ソニーは、6月7日と8日の2日間、本社ビル2Fにおいて、4月のNAB2017に出展した機器をはじめとする最新の放送業務用制作機器、システムソリューションを展示した。そのなかでビデオサロン的に気になったものを紹介していこう。放送機器、送出システムなどは省略しているのでご了解いただきたい。

FS7にFUJINON MKを装着

FS7にはソニーの電動ズームがキットレンズになっているが、これはFUJINO MK 18-55mmをセットにしたもの。ショルダーで長時間バッテリーが使えるENGスタイル。

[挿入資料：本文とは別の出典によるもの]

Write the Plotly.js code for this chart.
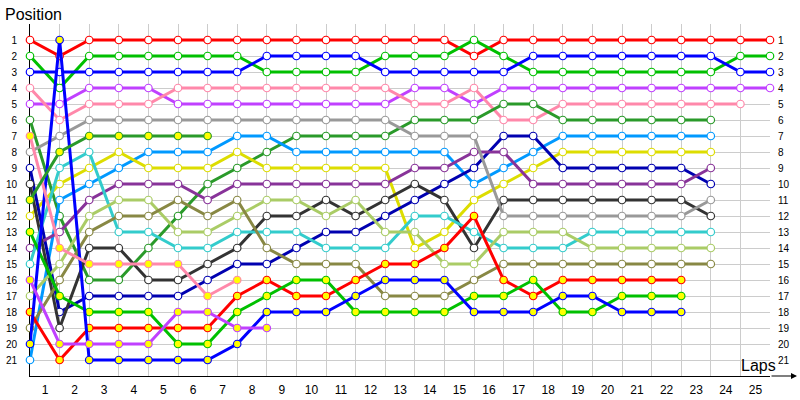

アームグリップをこの位置にもってくれば、まさにENGカメラ。デザイン的にもまるで純正のようにマッチしている。

 

電子式可変NDフィルターの巨大模型!

これは手をみてもらうとわかるが、巨大な模型。Eマウントが何倍のサイズになっているのだろう。ダイヤルを回すと濃度が変わるのがよくわかる。展示用に作った再現装置。

 

ソニーからも出た! プラグオンタイプのトランスミッター

マイクのXLR端子に直接装着できるプラグオンタイプのトランスミッター。RODEのNewsshooter kitが有名だが、実は海外ではこの手のトランスミッターが大流行りなのだそうだ。ソニーでもすでに海外では販売されているようで、日本でも7月から発売開始。RODEが2.4GのWi-FI帯なのに対して、ソニーは従来のアナログB帯。電源は単3電池2本で10時間。DC5.0VのUSB給電も可能。マイクへの48V電源供給も可能。小型軽量かつ堅牢なメタルボディを採用。受信側としては、同社のUWPシリーズやWRT/WRRー800シリーズが利用できる。

 

小型のワイヤレストランスミッターも検討中

デジタルタイプの小型ワイヤレストランスミッターも検討中だという。これは劇団四季バージョンだという。これよりもさらに小型のものを求められており、現在開発中。

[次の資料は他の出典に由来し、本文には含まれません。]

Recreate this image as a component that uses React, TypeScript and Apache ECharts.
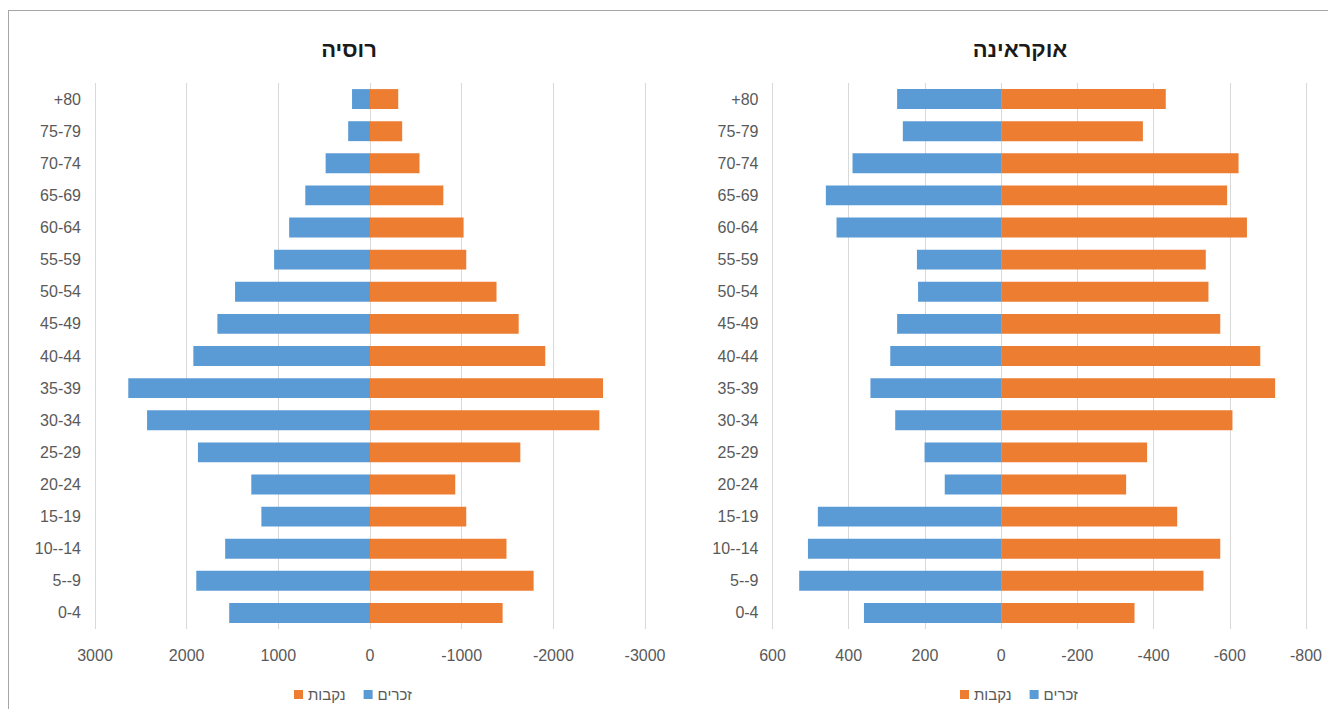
import React, { useEffect, useRef } from "react";
import * as echarts from "echarts";

const categories = ["0-4", "5--9", "10--14", "15-19", "20-24", "25-29", "30-34", "35-39", "40-44", "45-49", "50-54", "55-59", "60-64", "65-69", "70-74", "75-79", "+80"];

const russiaMales = [1536, 1895, 1580, 1185, 1295, 1877, 2432, 2637, 1927, 1665, 1472, 1046, 882, 706, 484, 238, 196];
const russiaFemales = [-1447, -1785, -1489, -1050, -930, -1640, -2502, -2542, -1912, -1622, -1380, -1050, -1021, -800, -540, -351, -308];

const ukraineMales = [360, 530, 507, 481, 148, 201, 278, 343, 291, 273, 218, 221, 432, 460, 390, 258, 273];
const ukraineFemales = [-350, -531, -575, -462, -328, -383, -607, -719, -680, -575, -544, -537, -645, -593, -623, -372, -432];

const titleRussia = "רוסיה";
const titleUkraine = "אוקראינה";
const nameMales = "זכרים";
const nameFemales = "נקבות";

const FONT = "'Liberation Sans', 'DejaVu Sans', sans-serif";
const BLUE = "#5b9bd5";
const ORANGE = "#ed7d31";
const LABEL = "#595959";

export default function App() {
  const ref = useRef<HTMLDivElement>(null);
  useEffect(() => {
    if (!ref.current) return;
    const chart = echarts.init(ref.current, undefined, { renderer: "svg" });
    const axisX = (min: number, max: number, interval: number, gridIndex: number) => ({
      type: "value",
      gridIndex,
      min,
      max,
      interval,
      inverse: true,
      axisLine: { show: false },
      axisTick: { show: false },
      splitLine: { show: true, lineStyle: { color: "#d9d9d9", width: 1 } },
      axisLabel: {
        color: LABEL,
        fontSize: 16,
        fontFamily: FONT,
        margin: 18,
        formatter: (v: number) => String(v),
      },
    });
    const axisY = (gridIndex: number) => ({
      type: "category",
      gridIndex,
      data: categories,
      axisLine: { show: false },
      axisTick: { show: false },
      splitLine: { show: false },
      axisLabel: { color: LABEL, fontSize: 16, fontFamily: FONT, margin: 14 },
    });
    const bar = (name: string, data: number[], idx: number, color: string) => ({
      type: "bar",
      name,
      data,
      xAxisIndex: idx,
      yAxisIndex: idx,
      stack: "s" + idx,
      barCategoryGap: "38%",
      itemStyle: { color },
    });
    const titleStyle = { fontSize: 22, fontWeight: "bold", color: "#1a1a1a", fontFamily: FONT };
    chart.setOption({
      animation: false,
      backgroundColor: "#ffffff",
      title: [
        { text: titleRussia, left: 335, top: 22, textAlign: "center", textStyle: titleStyle },
        { text: titleUkraine, left: 1006, top: 22, textAlign: "center", textStyle: titleStyle },
      ],
      legend: [
        {
          data: [nameFemales, nameMales],
          left: 280,
          top: 671,
          itemWidth: 9,
          itemHeight: 9,
          itemGap: 18,
          icon: "rect",
          textStyle: { color: LABEL, fontSize: 15, fontFamily: FONT },
          selectedMode: false,
        },
        {
          data: [nameFemales, nameMales],
          left: 946,
          top: 671,
          itemWidth: 9,
          itemHeight: 9,
          itemGap: 18,
          icon: "rect",
          textStyle: { color: LABEL, fontSize: 15, fontFamily: FONT },
          selectedMode: false,
        },
      ],
      grid: [
        { left: 86, top: 72, width: 550, height: 546 },
        { left: 763.5, top: 72, width: 533.5, height: 546 },
      ],
      xAxis: [axisX(-3000, 3000, 1000, 0), axisX(-800, 600, 200, 1)],
      yAxis: [axisY(0), axisY(1)],
      series: [
        bar(nameMales, russiaMales, 0, BLUE),
        bar(nameFemales, russiaFemales, 0, ORANGE),
        bar(nameMales, ukraineMales, 1, BLUE),
        bar(nameFemales, ukraineFemales, 1, ORANGE),
      ],
    });
    return () => chart.dispose();
  }, []);
  return (
    <div style={{ marginTop: 2, borderLeft: "1px solid #a6a6a6", borderTop: "1px solid #a6a6a6", width: 1320, height: 698 }}>
      <div ref={ref} style={{ width: 1320, height: 698 }} />
    </div>
  );
}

映像制作向けの2.5インチProfessional SSD「Gシリーズ」

昨年は業務用のSDカードが話題になったが、今年は2.5インチSSDが登場。ソニーの独自技術によりSSDの総書き込み容量を大幅に向上させた。SSDの書き換え回数が限界に到達するまでの間、最大2400テラバイトの書き込みを実現している。これは週に5回の頻度で全領域を書き換えた場合、約10年間の使用に相当するという。容量は480GBと960GBの2種類で、それぞれオープン価格で約4万円前後と7万円前後。SHOGUN INFERONO用のSSDとしても動作保証されている

 

スイッチャーMCX-500のファームアップ

昨年末に登場したコンパクトライブスイッチャーMCX-500はファームアップで、タッチパネルトランジションレバーに対応するとアナウンスしていたが、2017年中のファームアップになりそう。それ以外にロゴ機能、SDカード記録のXAVC-S対応(これまではAVCHDのみ)を予定している。またリモートコントロールのRM-30BPとの組み合わせでのタリー表示は当初は、ほぼ同時に発表されたNX5Rのみだったが、FS5、Z150(2017年7月対応予定)とラインナップを拡大中。今後も対応機種は増えていくという。またストリーミング機能は、従来はUSTREAMのみだったのが、YouTubeライブ、Facebookにも対応する。

 

Z150とFS5のインスタントHDR

今年のNABでは業務クラスので新しいカメラの発表はなく、話題といえば、FS5とZ150のインスタントHDR対応くらい。ただ、このHDRはむしろハイアマチュアにアピールするような気がする。ネイチャー系映像には絶大な効果を発揮しそうだ。FS5のバージョン4.0、Z150のバージョン2.0(ともに7月リリース予定で無償)で、Hybrid Log Gamma(HLG)を選択できるようになる。HDRモニタリング用のガンマディスプレイアシスト機能も加わり、基本的には撮影から編集までなにもいじる必要がなく、HLG対応のテレビに表示したり、インターネット配信サービスに受け渡せばよいというもの。対応テレビや配信サービスではHLGメタデータを検知して、HDR表示してくれる。

その他のバージョンアップ情報としては、Z150のバージョン2.0により、MCX-500との組み合わせでタリー表示が可能になったり、ゼブラ機能がアップグレードして2種類の設定に対応。またレベル調整も1%刻みで可能になる。

FS5のバージョン4.0では、HLGガンマ以外に、S-Log撮影時の最低ISOが3200から2000になるのも大きな進化。また7月末に発売予定のFS5用1080p120fps無制限アップグレードライセンスCBKZ-FS5HFR(65,000円)をFS5に適用することで、120fps撮影の時間が無制限になる。X70の4Kオプションのように有償なのは残念だが、このように業務用カムコーダーにおいても機能をファームアップで追加していくという道筋がはっきりと見えてきたのは歓迎すべきことだろう。